Copy exactly the lines from the start of the material through the line with "from matplotlib.ticker import". Pictures stay out of the copy.

§ §

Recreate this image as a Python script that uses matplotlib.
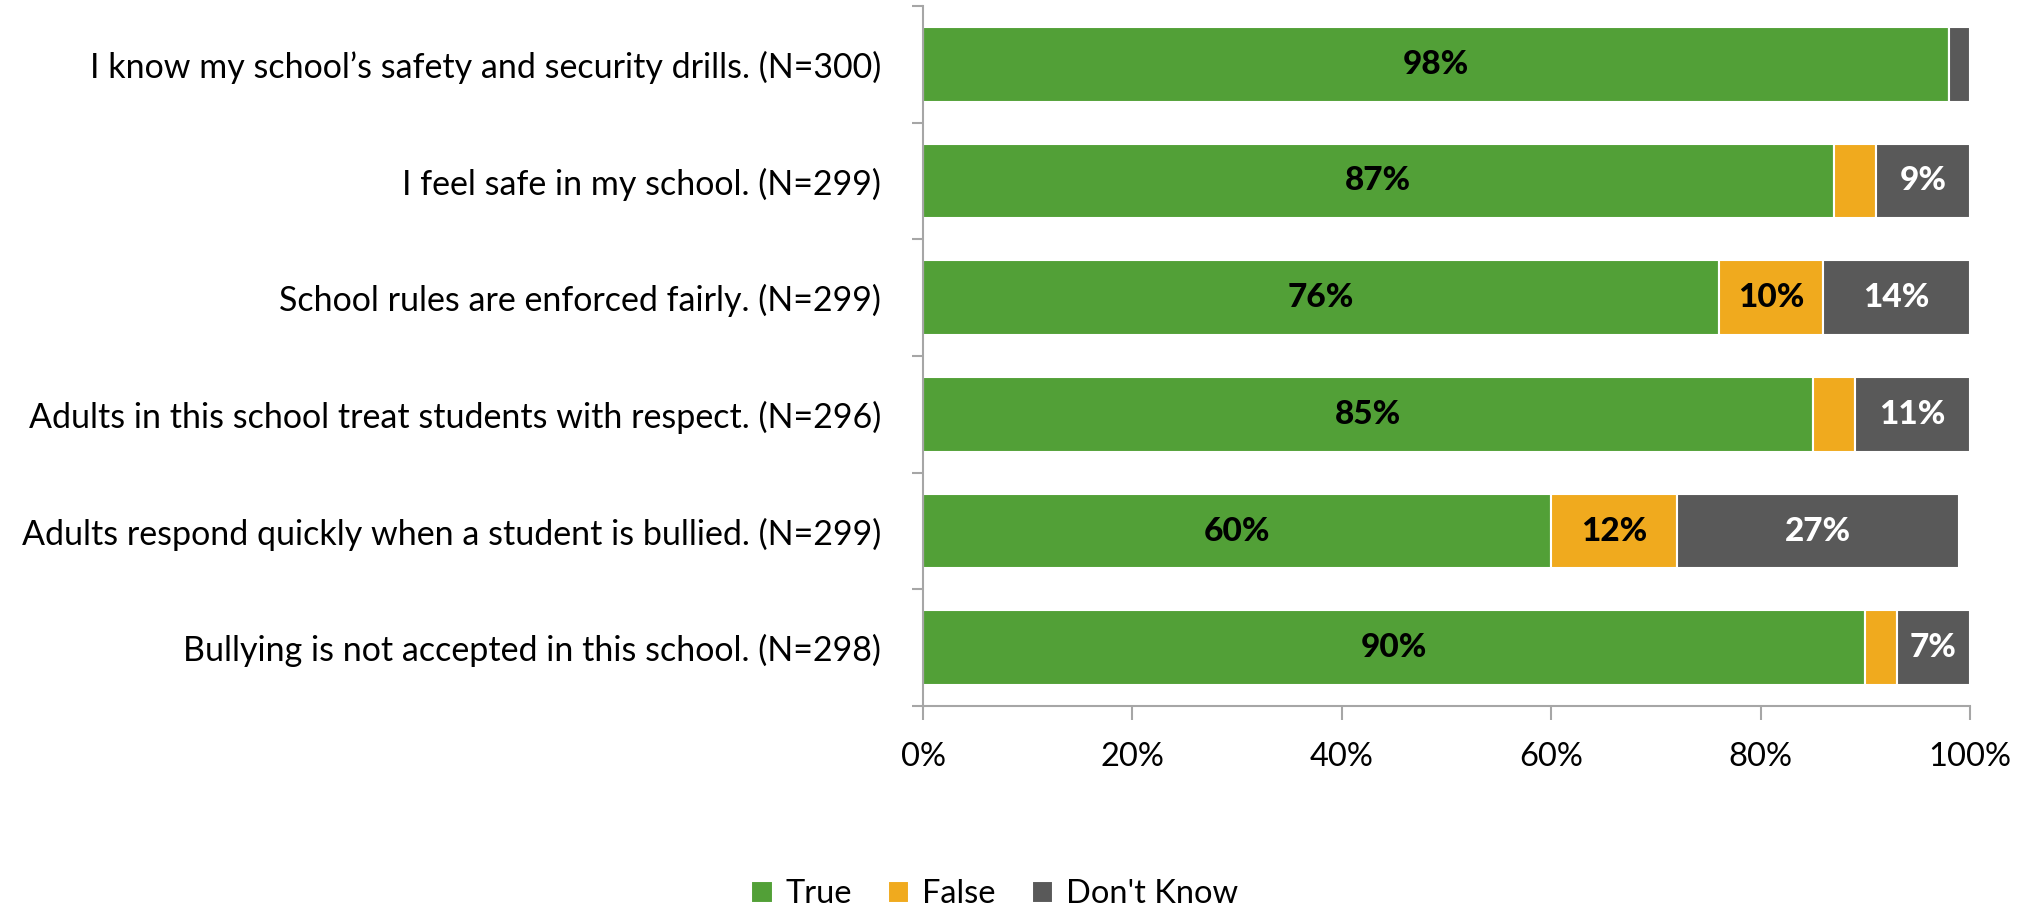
import matplotlib.pyplot as plt
import numpy as np
from matplotlib.ticker import PercentFormatter, FixedLocator

# データ
questions = [
    "I know my school\u2019s safety and security drills. (N=300)",
    "I feel safe in my school. (N=299)",
    "School rules are enforced fairly. (N=299)",
    "Adults in this school treat students with respect. (N=296)",
    "Adults respond quickly when a student is bullied. (N=299)",
    "Bullying is not accepted in this school. (N=298)",
]
true_vals = [98, 87, 76, 85, 60, 90]
false_vals = [0, 4, 10, 4, 12, 3]
dontknow_vals = [2, 9, 14, 11, 27, 7]

series_names = ["True", "False", "Don't Know"]
colors = ["#52A037", "#F0AA1E", "#595959"]
label_colors = ["black", "black", "white"]

plt.rcParams['font.family'] = ['Lato', 'DejaVu Sans']


def main() -> None:
    fig = plt.figure(figsize=(20.3, 9.07), dpi=100)
    ax = fig.add_axes([0.4547, 0.2216, 0.5157, 0.7718])

    y = np.arange(len(questions))
    left = np.zeros(len(questions))
    for name, vals, col, lcol in zip(series_names, [true_vals, false_vals, dontknow_vals], colors, label_colors):
        vals = np.array(vals, dtype=float)
        bars = ax.barh(y, vals, left=left, height=0.64, color=col, edgecolor="white",
                       linewidth=1.5, label=name)
        for b, v in zip(bars, vals):
            if v >= 5:
                ax.text(b.get_x() + b.get_width() / 2, b.get_y() + b.get_height() / 2,
                        f"{v:.0f}%", ha="center", va="center", fontsize=24,
                        fontweight="black", color=lcol)
        left += vals

    ax.set_xlim(0, 100)
    ax.set_ylim(len(questions) - 0.5, -0.5)
    ax.xaxis.set_major_formatter(PercentFormatter(decimals=0))
    ax.set_xticks(np.arange(0, 101, 20))
    ax.set_yticks(y)
    ax.set_yticklabels(questions, fontsize=24.5)
    ax.tick_params(axis="y", length=0, pad=30)
    ax.yaxis.set_minor_locator(FixedLocator(np.arange(-0.5, len(questions), 1)))
    ax.tick_params(axis="y", which="minor", length=8, color="#A6A6A6", width=1.5)
    ax.tick_params(axis="x", labelsize=23.5, length=10, color="#A6A6A6", width=1.5, pad=16)

    for s in ["top", "right"]:
        ax.spines[s].set_visible(False)
    for s in ["left", "bottom"]:
        ax.spines[s].set_color("#A6A6A6")
        ax.spines[s].set_linewidth(1.5)

    fig.legend(loc="lower center", ncol=3, frameon=False, fontsize=23.5,
               bbox_to_anchor=(0.49, -0.035), handlelength=0.65, handleheight=0.65,
               columnspacing=1.1, handletextpad=0.4)

    fig.savefig("out.png", dpi=100)


if __name__ == "__main__":
    main()
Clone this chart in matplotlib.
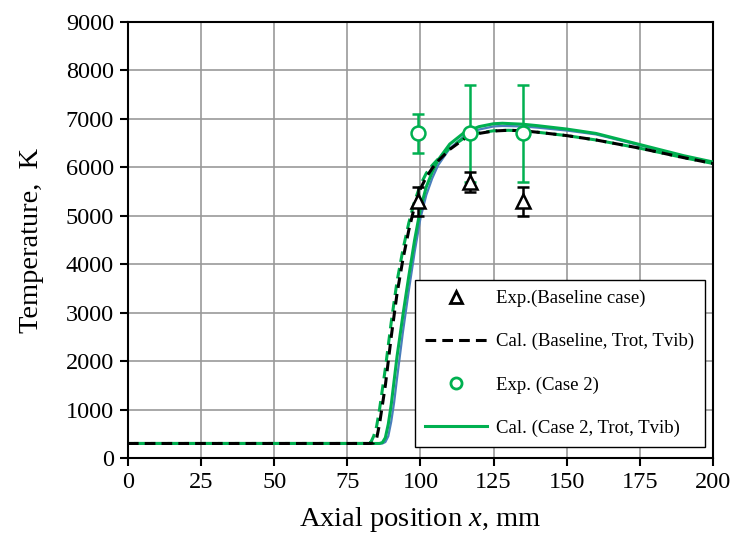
import matplotlib
matplotlib.use("Agg")
import matplotlib.pyplot as plt

plt.rcParams["font.family"] = ["Liberation Serif", "DejaVu Serif"]
plt.rcParams["mathtext.fontset"] = "custom"
plt.rcParams["mathtext.it"] = "Liberation Serif:italic"

GREEN = "#00b050"
BLUE = "#4a7ebb"

# measured points
exp_base_x = [99, 117, 135]
exp_base_t = [5300, 5700, 5300]
exp_base_err = [300, 200, 300]

exp_case2_x = [99, 117, 135]
exp_case2_t = [6700, 6700, 6700]
exp_case2_err = [400, 1000, 1000]

# calculated profiles, baseline case
base_x = [0, 80, 83, 84, 85, 86, 88, 90, 92, 94, 96, 98, 100, 102, 104, 106,
          110, 115, 120, 125, 130, 135, 140, 150, 160, 175, 190, 200]
base_trot = [300, 300, 300, 310, 400, 700, 1500, 2500, 3400, 4100, 4700, 5200,
             5560, 5800, 5980, 6130, 6370, 6590, 6700, 6750, 6765, 6755, 6725,
             6655, 6565, 6395, 6200, 6080]
base_tvib = [300, 300, 320, 450, 650, 1000, 1850, 2800, 3650, 4300, 4850, 5300,
             5640, 5880, 6040, 6170, 6400, 6610, 6710, 6755, 6765, 6755, 6725,
             6655, 6565, 6395, 6200, 6080]

# calculated profiles, case 2
case2_x = [0, 86, 87, 88, 89, 90, 91, 92, 94, 96, 98, 100, 102, 104, 106, 110,
           115, 120, 125, 128, 135, 140, 150, 160, 175, 190, 200]
case2_trot = [300, 300, 320, 420, 700, 1100, 1600, 2100, 2950, 3750, 4500, 5150,
              5600, 5900, 6150, 6480, 6720, 6840, 6900, 6910, 6890, 6860, 6790,
              6700, 6470, 6240, 6110]
case2_tvib = [300, 300, 300, 330, 450, 750, 1150, 1650, 2600, 3450, 4250, 4950,
              5430, 5770, 6040, 6390, 6650, 6780, 6845, 6855, 6845, 6820, 6760,
              6680, 6455, 6230, 6100]

fig = plt.figure(figsize=(7.31, 5.33), dpi=100)
ax = fig.add_axes([0.175, 0.1407, 0.8004, 0.818])

ax.plot(case2_x, case2_tvib, color=BLUE, lw=1.6, zorder=3)
ax.plot(case2_x, case2_trot, color=GREEN, lw=2.2, zorder=3.1)
ax.plot(base_x, base_tvib, color=GREEN, lw=2.2, linestyle=(3.5, (3.5, 2)), zorder=3.2)
ax.plot(base_x, base_trot, color="black", lw=2.2, linestyle=(0, (3.5, 2)), zorder=3.3)

ax.errorbar(exp_case2_x, exp_case2_t, yerr=exp_case2_err, fmt="o", color=GREEN,
            mfc="white", mec=GREEN, ms=10, mew=1.8, capsize=4, elinewidth=1.8,
            capthick=1.8, zorder=4)
ax.errorbar(exp_base_x, exp_base_t, yerr=exp_base_err, fmt="^", color="black",
            mfc="white", mec="black", ms=10, mew=1.8, capsize=4, elinewidth=1.8,
            capthick=1.8, zorder=5)

ax.set_xlim(0, 200)
ax.set_ylim(0, 9000)
ax.set_xticks(range(0, 201, 25))
ax.set_yticks(range(0, 9001, 1000))
ax.grid(True, color="#999999", lw=1.2)
ax.set_axisbelow(True)
for s in ax.spines.values():
    s.set_linewidth(1.5)
ax.tick_params(direction="out", length=6, width=1.5, labelsize=17.5, pad=4)

ax.set_xlabel("Axial position $x$, mm", fontsize=20.5, labelpad=9)
ax.set_ylabel("Temperature,  K", fontsize=20.5, labelpad=16)

h_eb = plt.Line2D([], [], marker="^", ls="none", mfc="white", mec="black", ms=8, mew=2)
h_eg = plt.Line2D([], [], marker="o", ls="none", mfc="white", mec=GREEN, ms=8, mew=2)
h_cb = plt.Line2D([], [], color="black", lw=2.2, ls=(0, (3.5, 2)))
h_cg = plt.Line2D([], [], color=GREEN, lw=2.2)
leg = ax.legend([h_eb, h_cb, h_eg, h_cg],
                ["Exp.(Baseline case)", "Cal. (Baseline, Trot, Tvib)",
                 "Exp. (Case 2)", "Cal. (Case 2, Trot, Tvib)"],
                loc="lower left", bbox_to_anchor=(0.49, 0.025, 0.496, 0.385),
                mode="expand", fontsize=13.5, handlelength=3.3, handletextpad=0.5,
                labelspacing=1.38, borderpad=0.55, fancybox=False, framealpha=1,
                edgecolor="black", borderaxespad=0)
leg.get_frame().set_linewidth(1.0)

fig.savefig("out.png", dpi=100)
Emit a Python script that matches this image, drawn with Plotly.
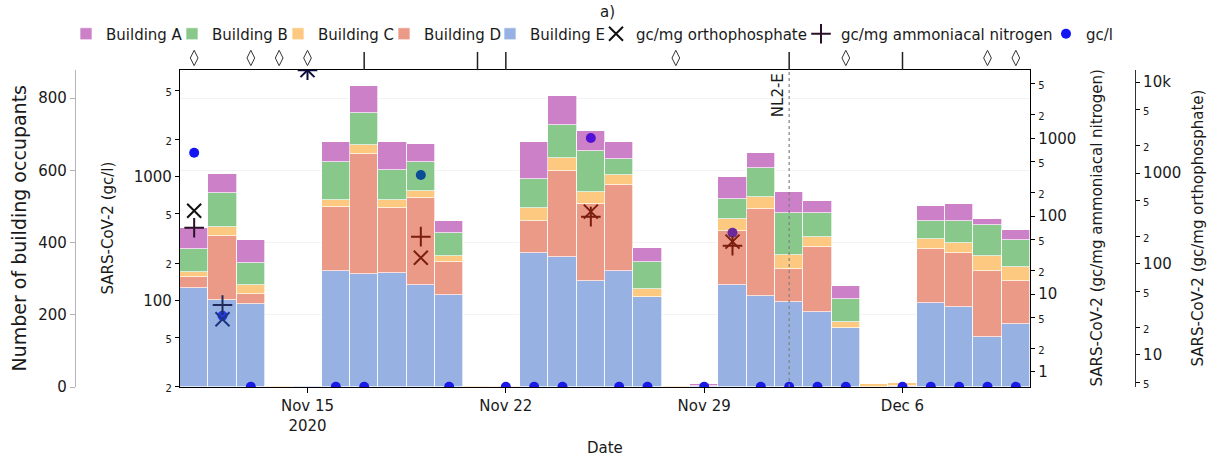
import numpy as np
import plotly.graph_objects as go

FIG_W, FIG_H = 1211, 459

# ---- data -------------------------------------------------------------
dates = [f"2020-11-{d:02d}" for d in range(11, 31)] + [f"2020-12-{d:02d}" for d in range(1, 11)]

# building occupants per day (stacked)
building_e = [275, 241, 229, 0, 2, 320, 312, 315, 282, 254, 0, 0, 370, 359, 293, 320, 249, 0, 4, 282,
              252, 234, 208, 162, 0, 2, 232, 221, 139, 174]
building_d = [29, 178, 29, 0, 0, 179, 332, 180, 242, 91, 0, 0, 90, 240, 213, 240, 0, 0, 0, 151,
              241, 92, 180, 0, 0, 0, 151, 151, 181, 120]
building_c = [15, 23, 24, 3, 1, 19, 26, 23, 19, 18, 4, 4, 36, 35, 34, 26, 22, 4, 0, 33,
              34, 39, 27, 17, 7, 8, 26, 27, 43, 38]
building_b = [63, 96, 60, 0, 0, 104, 88, 83, 79, 64, 0, 0, 79, 90, 114, 44, 74, 0, 0, 54,
              78, 116, 66, 64, 0, 0, 50, 60, 85, 74]
building_a = [59, 51, 65, 0, 0, 55, 76, 76, 50, 33, 0, 0, 102, 82, 54, 47, 39, 0, 3, 60,
              42, 58, 33, 37, 0, 0, 43, 47, 17, 29]

# SARS-CoV-2 concentrations
gcl_dates = ["2020-11-11", "2020-11-12", "2020-11-13", "2020-11-16", "2020-11-17", "2020-11-19",
             "2020-11-20", "2020-11-22", "2020-11-23", "2020-11-24", "2020-11-25", "2020-11-26",
             "2020-11-27", "2020-11-29", "2020-11-30", "2020-12-01", "2020-12-02", "2020-12-03",
             "2020-12-04", "2020-12-06", "2020-12-07", "2020-12-08", "2020-12-09", "2020-12-10"]
gcl_values = [1563, 75, 20, 20, 20, 1032, 20, 20, 20, 20, 2055, 20, 20, 20, 352, 20, 20, 20, 20,
              20, 20, 20, 20, 20]
gcl_colors = ["#1414f5", "#2438e6", "#1a1ae6", "#1a1ae6", "#1a1ae6", "#0b4c96", "#1a1ae6",
              "#1a1ae6", "#1a1ae6", "#1a1ae6", "#5210d6", "#1a1ae6", "#1a1ae6", "#1a1ae6",
              "#6a2a9a", "#1a1ae6", "#1a1ae6", "#1a1ae6", "#1a1ae6", "#1a1ae6", "#1a1ae6",
              "#1a1ae6", "#1a1ae6", "#1a1ae6"]

norm_dates = ["2020-11-11", "2020-11-12", "2020-11-15", "2020-11-19", "2020-11-25", "2020-11-30"]
ortho_values = [385, 24.7, 13500, 117, 376, 176]
ammonia_values = [71, 7.24, 7500, 54.6, 98.6, 41.8]
ortho_colors = ["#111111", "#1b3580", "#0b0b40", "#7b1e0e", "#7b1e0e", "#7b1e0e"]
ammonia_colors = ["#2a1028", "#1f2a5a", "#0b0b40", "#7b1e0e", "#7b1e0e", "#7b1e0e"]

# sampling annotations along the top edge
diamond_dates = ["2020-11-11", "2020-11-13", "2020-11-14", "2020-11-15", "2020-11-28",
                 "2020-12-04", "2020-12-09", "2020-12-10"]
bar_tick_dates = ["2020-11-17", "2020-11-21", "2020-11-22", "2020-12-02", "2020-12-06"]
event_date = "2020-12-02"
event_label = "NL2-E"

occupant_ticks = [0, 200, 400, 600, 800]
gcl_ticks = [20, 50, 100, 200, 500, 1000, 2000, 5000]
ammonia_ticks = [1, 2, 5, 10, 20, 50, 100, 200, 500, 1000, 2000, 5000]
ortho_ticks = [5, 10, 20, 50, 100, 200, 500, 1000, 2000, 5000, 10000]
date_ticks = ["2020-11-15", "2020-11-22", "2020-11-29", "2020-12-06"]
date_ticktext = ["Nov 15<br>2020", "Nov 22", "Nov 29", "Dec 6"]

buildings = [("Building E", building_e, "#97b2e2"),
             ("Building D", building_d, "#ec9a88"),
             ("Building C", building_c, "#fdc980"),
             ("Building B", building_b, "#88c98b"),
             ("Building A", building_a, "#cb80c8")]

# ---- layout geometry (pixels) ------------------------------------------
PLOT_L, PLOT_R, PLOT_T, PLOT_B = 180, 1030, 70, 387
px_x = lambda p: p / FIG_W
px_y = lambda p: 1 - p / FIG_H

FONT = "DejaVu Sans"
TXT = "#1a1a1a"


def log_ticktext(values):
    out = []
    for v in values:
        exp = np.floor(np.log10(v) + 1e-9)
        mant = v / 10 ** exp
        if abs(mant - 1) < 1e-6:
            out.append("10k" if v >= 10000 else f"{v:g}")
        else:
            out.append(f'<span style="font-size:10px">{mant:.0f}</span>')
    return out


fig = go.Figure()

legend_rank = {"Building A": 1, "Building B": 2, "Building C": 3, "Building D": 4, "Building E": 5}
for name, vals, col in buildings:
    fig.add_trace(go.Bar(
        x=dates, y=vals, name=name, width=86400000,
        marker=dict(color=col, line=dict(color="rgba(255,255,255,0.85)", width=0.8)),
        xaxis="x", yaxis="y", legendrank=legend_rank[name], legendwidth=61,
    ))

fig.add_trace(go.Scatter(
    x=gcl_dates, y=gcl_values, mode="markers", name="gc/l",
    marker=dict(symbol="circle", size=10, color=gcl_colors, line=dict(width=0)),
    xaxis="x", yaxis="y2", cliponaxis=True, legendrank=8,
))
fig.add_trace(go.Scatter(
    x=norm_dates, y=ammonia_values, mode="markers", name="gc/mg ammoniacal nitrogen",
    marker=dict(symbol="cross-thin", size=14, line=dict(width=2, color=ammonia_colors)),
    xaxis="x", yaxis="y3", cliponaxis=True, legendrank=7, legendwidth=200,
))
fig.add_trace(go.Scatter(
    x=norm_dates, y=ortho_values, mode="markers", name="gc/mg orthophosphate",
    marker=dict(symbol="x-thin", size=14, line=dict(width=2, color=ortho_colors)),
    xaxis="x", yaxis="y4", cliponaxis=True, legendrank=6, legendwidth=160,
))

# markers above the frame
fig.add_trace(go.Scatter(
    x=diamond_dates, y=[12] * len(diamond_dates), mode="markers", showlegend=False,
    marker=dict(symbol="diamond-tall-open", size=11, color="#333333", line=dict(width=1, color="#333333")),
    xaxis="x", yaxis="y5", cliponaxis=False, hoverinfo="skip",
))
fig.add_trace(go.Scatter(
    x=bar_tick_dates, y=[9] * len(bar_tick_dates), mode="markers", showlegend=False,
    marker=dict(symbol="line-ns", size=13, line=dict(width=1.5, color="#222222")),
    xaxis="x", yaxis="y5", cliponaxis=False, hoverinfo="skip",
))

axis_common = dict(ticks="outside", ticklen=4, tickwidth=1, tickcolor="black", showline=True,
                   linecolor="black", linewidth=1.3, showgrid=False, zeroline=False, automargin=False,
                   tickfont=dict(size=15, color=TXT, family=FONT))

fig.update_layout(
    width=FIG_W, height=FIG_H, margin=dict(l=0, r=0, t=0, b=0, autoexpand=False),
    paper_bgcolor="white", plot_bgcolor="white",
    font=dict(family=FONT, size=15, color=TXT),
    barmode="stack", bargap=0, showlegend=True,
    legend=dict(orientation="h", x=px_x(66), xanchor="left", y=px_y(34), yanchor="middle",
                font=dict(size=15, family=FONT, color=TXT), bgcolor="rgba(0,0,0,0)",
                itemwidth=30, traceorder="normal"),
    xaxis=dict(domain=[px_x(PLOT_L), px_x(PLOT_R)], type="date",
               range=["2020-11-10 12:00", "2020-12-10 12:00"],
               tickvals=date_ticks, ticktext=date_ticktext, mirror=True, anchor="y",
               **{**axis_common, "ticklen": 5}),
    yaxis=dict(domain=[px_y(PLOT_B), px_y(PLOT_T)], anchor="free", position=px_x(75), side="left",
               range=[0, (PLOT_B - PLOT_T) / 0.36125], tickvals=occupant_ticks, automargin=False,
               ticks="outside", ticklen=5, tickcolor="#b5b5b5", showline=True, linecolor="#b5b5b5",
               linewidth=1.2, showgrid=True, gridcolor="#f3f3f3", gridwidth=1, zeroline=False,
               tickfont=dict(size=15, color=TXT, family=FONT)),
    yaxis2=dict(overlaying="y", anchor="x", side="left", type="log", range=[1.299, 3.863],
                tickvals=gcl_ticks, ticktext=log_ticktext(gcl_ticks), **axis_common),
    yaxis3=dict(overlaying="y", anchor="x", side="right", type="log", range=[-0.193, 3.877],
                tickvals=ammonia_ticks, ticktext=log_ticktext(ammonia_ticks), **axis_common),
    yaxis4=dict(overlaying="y", anchor="free", position=px_x(1135), side="right", type="log",
                range=[0.648, 4.132], tickvals=ortho_ticks, ticktext=log_ticktext(ortho_ticks),
                **{**axis_common, "linecolor": "#333333", "linewidth": 1.2}),
    yaxis5=dict(domain=[px_y(PLOT_T), px_y(46)], anchor="x", range=[0, 24], visible=False,
                automargin=False),
)

fig.add_shape(type="line", xref="x", yref="y domain", x0=event_date, x1=event_date, y0=0, y1=1,
              line=dict(color="#808080", width=1.2, dash="dot"))

annotations = [
    dict(text=event_label, x=event_date, xref="x", y=px_y(PLOT_T), yref="paper", textangle=-90,
         xanchor="right", yanchor="top", yshift=-1, font=dict(size=15)),
    dict(text="a)", x=px_x(607), y=px_y(12), xref="paper", yref="paper", font=dict(size=15)),
    dict(text="Date", x=px_x(605), y=px_y(448), xref="paper", yref="paper", font=dict(size=15)),
    dict(text="Number of building occupants", x=px_x(18), y=px_y(228.5), xref="paper",
         yref="paper", textangle=-90, font=dict(size=19)),
    dict(text="SARS-CoV-2 (gc/l)", x=px_x(107), y=px_y(228.5), xref="paper", yref="paper",
         textangle=-90, font=dict(size=15)),
    dict(text="SARS-CoV-2 (gc/mg ammoniacal nitrogen)", x=px_x(1096), y=px_y(228.5),
         xref="paper", yref="paper", textangle=-90, font=dict(size=15)),
    dict(text="SARS-CoV-2 (gc/mg orthophosphate)", x=px_x(1197), y=px_y(228.5),
         xref="paper", yref="paper", textangle=-90, font=dict(size=15)),
]
for a in annotations:
    a.setdefault("showarrow", False)
    a.setdefault("xanchor", "center")
    a.setdefault("yanchor", "middle")
    fig.add_annotation(**a)

fig.write_html("out.html")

§ §

• **THE REPLY**:
Recreate this image as a Python script that uses matplotlib.
import matplotlib.pyplot as plt
import numpy as np
from matplotlib.ticker import PercentFormatter, FixedLocator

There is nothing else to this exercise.